= PROBLEM TO WORK ON =
Quote only the lines from the line containing "Write the TikZ code for this diagram." to the line containing "(0,0) rectangle (1157,582);", with both of those lines included, please, exactly as written.

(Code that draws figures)
★ ★ ★

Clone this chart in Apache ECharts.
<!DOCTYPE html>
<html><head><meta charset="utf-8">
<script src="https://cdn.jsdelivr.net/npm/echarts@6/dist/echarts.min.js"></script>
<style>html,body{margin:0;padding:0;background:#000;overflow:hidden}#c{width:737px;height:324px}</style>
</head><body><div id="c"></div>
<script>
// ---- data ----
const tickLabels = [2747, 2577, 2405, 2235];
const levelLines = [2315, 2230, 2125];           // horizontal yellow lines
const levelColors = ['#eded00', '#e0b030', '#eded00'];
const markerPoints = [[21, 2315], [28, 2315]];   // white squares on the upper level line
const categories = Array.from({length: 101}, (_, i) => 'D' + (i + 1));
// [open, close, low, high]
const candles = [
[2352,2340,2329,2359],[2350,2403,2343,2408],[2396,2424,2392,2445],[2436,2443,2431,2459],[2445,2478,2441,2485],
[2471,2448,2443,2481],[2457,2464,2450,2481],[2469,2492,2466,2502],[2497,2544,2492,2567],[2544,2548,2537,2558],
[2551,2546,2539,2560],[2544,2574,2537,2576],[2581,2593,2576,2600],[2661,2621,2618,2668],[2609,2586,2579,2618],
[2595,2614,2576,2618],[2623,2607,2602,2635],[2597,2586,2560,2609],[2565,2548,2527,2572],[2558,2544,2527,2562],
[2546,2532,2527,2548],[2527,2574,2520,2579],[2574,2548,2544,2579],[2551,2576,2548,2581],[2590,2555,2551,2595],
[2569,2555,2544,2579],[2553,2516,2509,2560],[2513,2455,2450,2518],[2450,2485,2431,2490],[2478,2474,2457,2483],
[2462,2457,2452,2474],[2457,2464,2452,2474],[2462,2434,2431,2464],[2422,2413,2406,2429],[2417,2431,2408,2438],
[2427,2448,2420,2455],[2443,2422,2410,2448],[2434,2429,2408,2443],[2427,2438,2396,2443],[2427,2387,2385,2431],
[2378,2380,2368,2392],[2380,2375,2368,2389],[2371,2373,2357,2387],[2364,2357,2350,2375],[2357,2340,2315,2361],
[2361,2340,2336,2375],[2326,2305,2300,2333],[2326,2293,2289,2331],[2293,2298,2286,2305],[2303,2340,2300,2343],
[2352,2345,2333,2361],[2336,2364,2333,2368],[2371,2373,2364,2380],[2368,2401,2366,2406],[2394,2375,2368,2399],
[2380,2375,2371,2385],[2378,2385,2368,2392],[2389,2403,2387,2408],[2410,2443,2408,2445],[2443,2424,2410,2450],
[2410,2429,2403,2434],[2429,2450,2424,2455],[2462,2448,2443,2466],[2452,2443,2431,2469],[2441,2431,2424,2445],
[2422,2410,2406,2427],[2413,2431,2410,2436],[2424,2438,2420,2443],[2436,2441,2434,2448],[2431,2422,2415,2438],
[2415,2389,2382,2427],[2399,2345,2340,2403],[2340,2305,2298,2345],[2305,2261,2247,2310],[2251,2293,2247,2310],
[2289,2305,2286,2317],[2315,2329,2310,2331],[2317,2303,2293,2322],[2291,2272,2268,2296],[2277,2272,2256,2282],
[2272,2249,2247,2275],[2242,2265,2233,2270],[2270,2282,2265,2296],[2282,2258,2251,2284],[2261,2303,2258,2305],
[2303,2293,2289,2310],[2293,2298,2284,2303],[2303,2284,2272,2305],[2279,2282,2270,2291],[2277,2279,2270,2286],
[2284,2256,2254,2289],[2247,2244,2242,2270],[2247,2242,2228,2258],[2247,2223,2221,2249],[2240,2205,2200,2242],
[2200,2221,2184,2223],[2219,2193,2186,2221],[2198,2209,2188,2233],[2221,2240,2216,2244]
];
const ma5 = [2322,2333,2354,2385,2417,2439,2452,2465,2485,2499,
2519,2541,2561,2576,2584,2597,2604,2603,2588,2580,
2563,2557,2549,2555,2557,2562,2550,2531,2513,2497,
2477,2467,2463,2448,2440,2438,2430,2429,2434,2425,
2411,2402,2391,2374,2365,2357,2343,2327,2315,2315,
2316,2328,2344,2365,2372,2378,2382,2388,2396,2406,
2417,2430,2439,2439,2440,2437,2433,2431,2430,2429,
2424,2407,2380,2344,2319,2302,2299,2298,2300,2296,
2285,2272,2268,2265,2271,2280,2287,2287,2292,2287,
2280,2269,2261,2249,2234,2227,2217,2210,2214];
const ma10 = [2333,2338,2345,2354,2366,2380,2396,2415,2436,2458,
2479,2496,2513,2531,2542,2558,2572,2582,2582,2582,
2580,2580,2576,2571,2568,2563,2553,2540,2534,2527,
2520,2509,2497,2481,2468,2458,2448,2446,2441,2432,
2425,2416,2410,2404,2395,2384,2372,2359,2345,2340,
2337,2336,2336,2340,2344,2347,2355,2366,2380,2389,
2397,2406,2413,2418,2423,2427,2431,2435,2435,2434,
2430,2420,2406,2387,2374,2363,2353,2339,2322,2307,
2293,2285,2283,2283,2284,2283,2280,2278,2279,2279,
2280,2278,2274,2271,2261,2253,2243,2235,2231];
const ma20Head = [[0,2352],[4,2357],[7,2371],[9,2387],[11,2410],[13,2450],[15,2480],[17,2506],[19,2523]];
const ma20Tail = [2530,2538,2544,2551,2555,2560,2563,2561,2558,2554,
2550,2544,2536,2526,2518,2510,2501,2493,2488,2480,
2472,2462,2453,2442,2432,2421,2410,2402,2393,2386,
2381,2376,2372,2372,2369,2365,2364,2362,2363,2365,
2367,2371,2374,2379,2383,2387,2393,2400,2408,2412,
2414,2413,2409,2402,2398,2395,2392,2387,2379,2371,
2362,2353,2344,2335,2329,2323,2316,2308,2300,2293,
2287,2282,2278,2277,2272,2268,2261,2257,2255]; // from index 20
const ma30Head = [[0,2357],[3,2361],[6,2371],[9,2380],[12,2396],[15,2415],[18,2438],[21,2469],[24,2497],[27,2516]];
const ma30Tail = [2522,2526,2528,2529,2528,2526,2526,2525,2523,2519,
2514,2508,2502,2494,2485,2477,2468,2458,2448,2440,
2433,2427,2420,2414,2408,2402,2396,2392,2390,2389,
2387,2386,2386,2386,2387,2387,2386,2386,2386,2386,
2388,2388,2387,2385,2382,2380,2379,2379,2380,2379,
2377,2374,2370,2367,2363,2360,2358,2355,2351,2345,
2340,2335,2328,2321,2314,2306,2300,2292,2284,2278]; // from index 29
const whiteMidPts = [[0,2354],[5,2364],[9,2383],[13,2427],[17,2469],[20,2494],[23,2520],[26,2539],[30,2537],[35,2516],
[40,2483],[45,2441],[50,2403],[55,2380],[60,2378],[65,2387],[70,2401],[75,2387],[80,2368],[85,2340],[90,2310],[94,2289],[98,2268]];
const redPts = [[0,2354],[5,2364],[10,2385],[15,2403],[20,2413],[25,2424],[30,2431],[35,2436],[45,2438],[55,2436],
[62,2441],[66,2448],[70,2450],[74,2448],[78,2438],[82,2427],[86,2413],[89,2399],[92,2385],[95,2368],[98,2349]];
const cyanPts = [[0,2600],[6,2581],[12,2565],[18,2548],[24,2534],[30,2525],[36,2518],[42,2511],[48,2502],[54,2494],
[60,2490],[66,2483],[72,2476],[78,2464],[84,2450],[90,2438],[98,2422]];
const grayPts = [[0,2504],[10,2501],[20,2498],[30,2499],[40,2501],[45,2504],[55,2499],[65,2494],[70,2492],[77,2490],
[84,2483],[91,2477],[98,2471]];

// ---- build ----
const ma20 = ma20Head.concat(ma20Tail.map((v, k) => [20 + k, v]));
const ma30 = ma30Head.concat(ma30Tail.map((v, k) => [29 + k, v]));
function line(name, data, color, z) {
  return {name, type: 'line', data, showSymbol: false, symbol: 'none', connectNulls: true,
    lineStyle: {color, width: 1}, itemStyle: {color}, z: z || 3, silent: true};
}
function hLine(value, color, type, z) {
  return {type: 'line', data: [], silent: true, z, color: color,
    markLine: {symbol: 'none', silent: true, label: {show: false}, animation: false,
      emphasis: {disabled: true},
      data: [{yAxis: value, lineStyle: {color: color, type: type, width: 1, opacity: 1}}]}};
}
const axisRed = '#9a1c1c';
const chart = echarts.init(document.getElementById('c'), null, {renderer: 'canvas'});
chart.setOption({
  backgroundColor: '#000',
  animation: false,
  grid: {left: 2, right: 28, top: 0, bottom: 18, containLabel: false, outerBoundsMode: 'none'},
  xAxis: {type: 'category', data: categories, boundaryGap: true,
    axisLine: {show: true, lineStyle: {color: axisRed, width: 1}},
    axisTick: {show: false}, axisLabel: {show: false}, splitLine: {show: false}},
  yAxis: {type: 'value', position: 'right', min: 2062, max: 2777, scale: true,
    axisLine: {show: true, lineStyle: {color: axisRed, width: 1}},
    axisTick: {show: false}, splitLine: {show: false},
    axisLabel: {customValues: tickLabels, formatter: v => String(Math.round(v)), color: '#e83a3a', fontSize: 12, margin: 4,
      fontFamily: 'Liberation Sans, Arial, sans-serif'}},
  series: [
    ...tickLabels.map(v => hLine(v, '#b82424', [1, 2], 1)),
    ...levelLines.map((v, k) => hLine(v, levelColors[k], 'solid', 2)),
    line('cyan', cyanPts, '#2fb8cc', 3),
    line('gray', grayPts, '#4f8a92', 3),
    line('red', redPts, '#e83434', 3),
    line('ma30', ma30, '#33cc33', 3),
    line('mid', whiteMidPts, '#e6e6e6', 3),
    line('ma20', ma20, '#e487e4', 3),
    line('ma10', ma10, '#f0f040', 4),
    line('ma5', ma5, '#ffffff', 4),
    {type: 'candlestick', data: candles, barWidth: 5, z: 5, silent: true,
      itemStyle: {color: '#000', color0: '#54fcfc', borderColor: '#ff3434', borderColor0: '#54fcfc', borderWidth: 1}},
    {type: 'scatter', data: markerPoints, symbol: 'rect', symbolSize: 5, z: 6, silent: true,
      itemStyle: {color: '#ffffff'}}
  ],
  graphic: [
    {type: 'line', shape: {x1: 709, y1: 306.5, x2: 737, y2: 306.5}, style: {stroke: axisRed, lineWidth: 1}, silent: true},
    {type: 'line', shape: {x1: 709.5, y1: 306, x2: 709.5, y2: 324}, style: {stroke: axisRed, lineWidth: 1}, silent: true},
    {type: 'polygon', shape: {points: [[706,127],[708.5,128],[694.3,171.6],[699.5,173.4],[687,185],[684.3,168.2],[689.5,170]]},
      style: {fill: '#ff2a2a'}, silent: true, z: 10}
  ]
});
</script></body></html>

★ ★ ★

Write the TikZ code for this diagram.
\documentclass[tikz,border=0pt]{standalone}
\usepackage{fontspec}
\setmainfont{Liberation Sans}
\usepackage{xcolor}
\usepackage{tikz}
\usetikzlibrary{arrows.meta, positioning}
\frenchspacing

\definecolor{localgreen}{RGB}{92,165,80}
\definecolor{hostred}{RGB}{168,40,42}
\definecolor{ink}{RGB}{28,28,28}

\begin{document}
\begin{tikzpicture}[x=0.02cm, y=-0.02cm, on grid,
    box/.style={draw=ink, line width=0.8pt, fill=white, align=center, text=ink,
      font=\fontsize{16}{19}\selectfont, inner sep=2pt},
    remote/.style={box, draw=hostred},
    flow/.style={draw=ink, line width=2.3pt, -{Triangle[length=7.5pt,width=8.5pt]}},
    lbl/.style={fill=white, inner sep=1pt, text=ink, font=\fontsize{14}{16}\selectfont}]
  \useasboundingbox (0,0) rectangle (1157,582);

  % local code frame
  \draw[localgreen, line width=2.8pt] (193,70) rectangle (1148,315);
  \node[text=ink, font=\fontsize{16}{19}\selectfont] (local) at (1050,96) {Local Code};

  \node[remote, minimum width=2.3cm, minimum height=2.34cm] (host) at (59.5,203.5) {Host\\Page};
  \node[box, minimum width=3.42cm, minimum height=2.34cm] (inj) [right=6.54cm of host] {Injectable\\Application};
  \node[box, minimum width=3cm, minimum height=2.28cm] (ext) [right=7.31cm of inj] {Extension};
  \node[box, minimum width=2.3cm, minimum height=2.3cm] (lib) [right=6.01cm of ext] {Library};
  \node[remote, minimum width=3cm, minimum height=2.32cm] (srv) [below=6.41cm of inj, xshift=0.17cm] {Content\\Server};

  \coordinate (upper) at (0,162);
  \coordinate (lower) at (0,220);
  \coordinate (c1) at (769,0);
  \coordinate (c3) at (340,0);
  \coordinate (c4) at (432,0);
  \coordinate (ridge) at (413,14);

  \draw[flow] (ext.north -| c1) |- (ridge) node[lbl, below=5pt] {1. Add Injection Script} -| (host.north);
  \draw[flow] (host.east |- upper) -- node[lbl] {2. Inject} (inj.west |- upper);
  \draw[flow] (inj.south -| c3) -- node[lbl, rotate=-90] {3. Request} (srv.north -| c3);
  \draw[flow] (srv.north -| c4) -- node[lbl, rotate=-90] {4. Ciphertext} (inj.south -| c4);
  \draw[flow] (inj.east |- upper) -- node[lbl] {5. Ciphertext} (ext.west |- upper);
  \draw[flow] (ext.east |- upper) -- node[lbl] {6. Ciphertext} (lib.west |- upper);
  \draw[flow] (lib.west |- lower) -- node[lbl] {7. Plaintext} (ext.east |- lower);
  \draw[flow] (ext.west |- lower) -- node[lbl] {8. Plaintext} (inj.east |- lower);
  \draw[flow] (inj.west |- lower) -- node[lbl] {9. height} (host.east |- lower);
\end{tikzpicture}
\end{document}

★ ★ ★

= TASK OUTPUT =
Write the TikZ code for this diagram.
\documentclass[tikz,border=0pt]{standalone}
\usepackage{fontspec}
\setmainfont{Liberation Sans}
\usepackage{xcolor}
\usepackage{tikz}
\usetikzlibrary{arrows.meta, positioning}
\frenchspacing

\definecolor{localgreen}{RGB}{92,165,80}
\definecolor{hostred}{RGB}{168,40,42}
\definecolor{ink}{RGB}{28,28,28}

\begin{document}
\begin{tikzpicture}[x=0.02cm, y=-0.02cm, on grid,
    box/.style={draw=ink, line width=0.8pt, fill=white, align=center, text=ink,
      font=\fontsize{16}{19}\selectfont, inner sep=2pt},
    remote/.style={box, draw=hostred},
    flow/.style={draw=ink, line width=2.3pt, -{Triangle[length=7.5pt,width=8.5pt]}},
    lbl/.style={fill=white, inner sep=1pt, text=ink, font=\fontsize{14}{16}\selectfont}]
  \useasboundingbox (0,0) rectangle (1157,582);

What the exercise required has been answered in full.